Task to complete
Make an exact transcription of the material, leaving out all images.

Source data
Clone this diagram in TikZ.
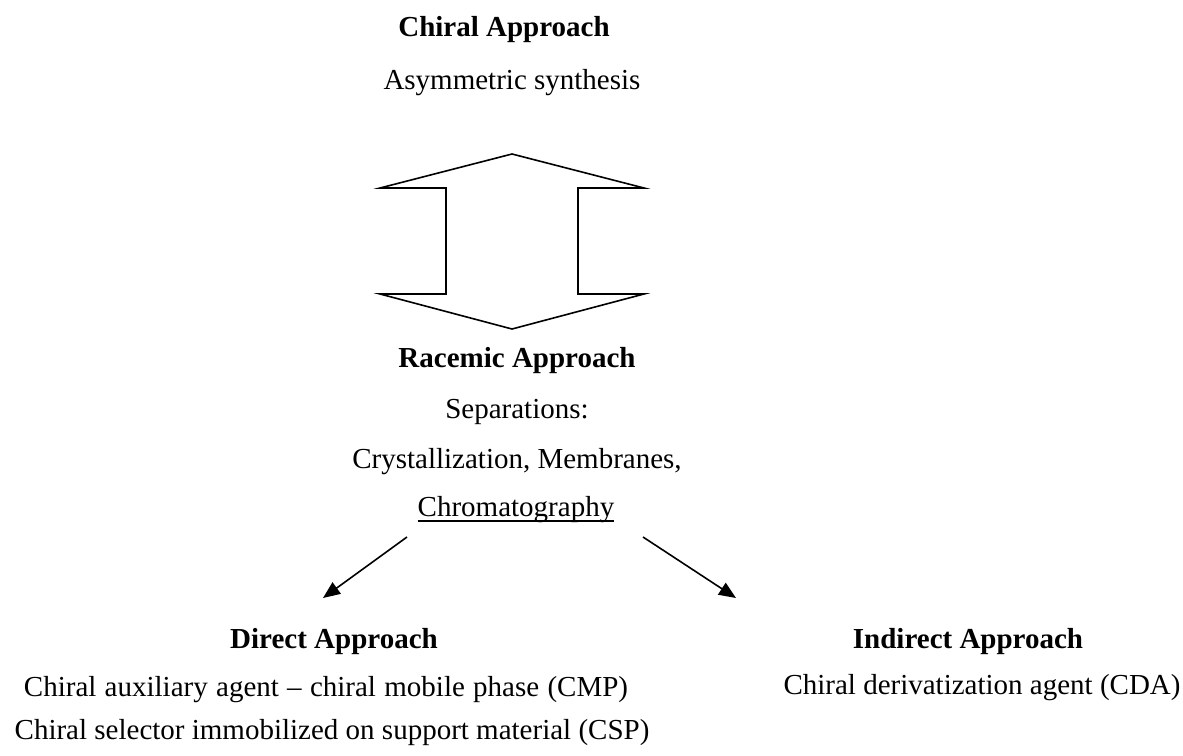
\documentclass[tikz,border=0pt]{standalone}
\usepackage{fontspec}
\setmainfont{Liberation Serif}
\usetikzlibrary{arrows.meta}
\begin{document}
\begin{tikzpicture}[x=1pt,y=-1pt,
  txt/.style={inner sep=0pt, anchor=base, font=\fontsize{29}{34}\selectfont},
  hd/.style={inner sep=0pt, anchor=base, font=\fontsize{29}{34}\selectfont\bfseries},
  outline/.style={line width=1.6pt, line join=miter},
  arr/.style={line width=1.6pt, -{Triangle[length=17pt,width=14pt]}}]
\useasboundingbox (0,0) rectangle (1183,755);
% texts
\node[hd]  (chiral)   at (504,36)  {Chiral Approach};
\node[txt] (asym)     at (512,89)  {Asymmetric synthesis};
\node[hd]  (racemic)  at (517,367) {Racemic Approach};
\node[txt] (sep)      at (517,418) {Separations:};
\node[txt] (cryst)    at (517,468) {Crystallization, Membranes,};
\node[txt] (chrom)    at (516,516) {Chromatography};
\draw[line width=1.5pt] ([yshift=-5pt]chrom.base west) -- ([yshift=-5pt]chrom.base east);
\node[hd]  (direct)   at (334,648) {Direct Approach};
\node[txt] (cmp)      at (326,696) {\spaceskip=8.3pt Chiral auxiliary agent -- chiral mobile phase (CMP)};
\node[txt] (csp)      at (332,739) {Chiral selector immobilized on support material (CSP)};
\node[hd]  (indirect) at (968,648) {Indirect Approach};
\node[txt] (cda)      at (982,694) {Chiral derivatization agent (CDA)};
% double arrow
\draw[outline] (512,154) -- (644,188) -- (578,188) -- (578,294) -- (644,294)
  -- (512,329) -- (380,294) -- (446,294) -- (446,188) -- (380,188) -- cycle;
% branch arrows
\coordinate (ls) at (407,537);
\coordinate (le) at (323,598);
\coordinate (rs) at (643,537);
\coordinate (re) at (736,598);
\draw[arr] (ls) -- (le);
\draw[arr] (rs) -- (re);
\end{tikzpicture}
\end{document}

Correct output
Clone this diagram in TikZ.
\documentclass[tikz,border=0pt]{standalone}
\usepackage{fontspec}
\setmainfont{Liberation Serif}
\usetikzlibrary{arrows.meta}
\begin{document}
\begin{tikzpicture}[x=1pt,y=-1pt,
  txt/.style={inner sep=0pt, anchor=base, font=\fontsize{29}{34}\selectfont},
  hd/.style={inner sep=0pt, anchor=base, font=\fontsize{29}{34}\selectfont\bfseries},
  outline/.style={line width=1.6pt, line join=miter},
  arr/.style={line width=1.6pt, -{Triangle[length=17pt,width=14pt]}}]
\useasboundingbox (0,0) rectangle (1183,755);
% texts
\node[hd]  (chiral)   at (504,36)  {Chiral Approach};
\node[txt] (asym)     at (512,89)  {Asymmetric synthesis};
\node[hd]  (racemic)  at (517,367) {Racemic Approach};
\node[txt] (sep)      at (517,418) {Separations:};
\node[txt] (cryst)    at (517,468) {Crystallization, Membranes,};
\node[txt] (chrom)    at (516,516) {Chromatography};
\draw[line width=1.5pt] ([yshift=-5pt]chrom.base west) -- ([yshift=-5pt]chrom.base east);
\node[hd]  (direct)   at (334,648) {Direct Approach};
\node[txt] (cmp)      at (326,696) {\spaceskip=8.3pt Chiral auxiliary agent -- chiral mobile phase (CMP)};
\node[txt] (csp)      at (332,739) {Chiral selector immobilized on support material (CSP)};
\node[hd]  (indirect) at (968,648) {Indirect Approach};
\node[txt] (cda)      at (982,694) {Chiral derivatization agent (CDA)};
% double arrow
\draw[outline] (512,154) -- (644,188) -- (578,188) -- (578,294) -- (644,294)
  -- (512,329) -- (380,294) -- (446,294) -- (446,188) -- (380,188) -- cycle;
% branch arrows
\coordinate (ls) at (407,537);
\coordinate (le) at (323,598);
\coordinate (rs) at (643,537);
\coordinate (re) at (736,598);
\draw[arr] (ls) -- (le);
\draw[arr] (rs) -- (re);
\end{tikzpicture}
\end{document}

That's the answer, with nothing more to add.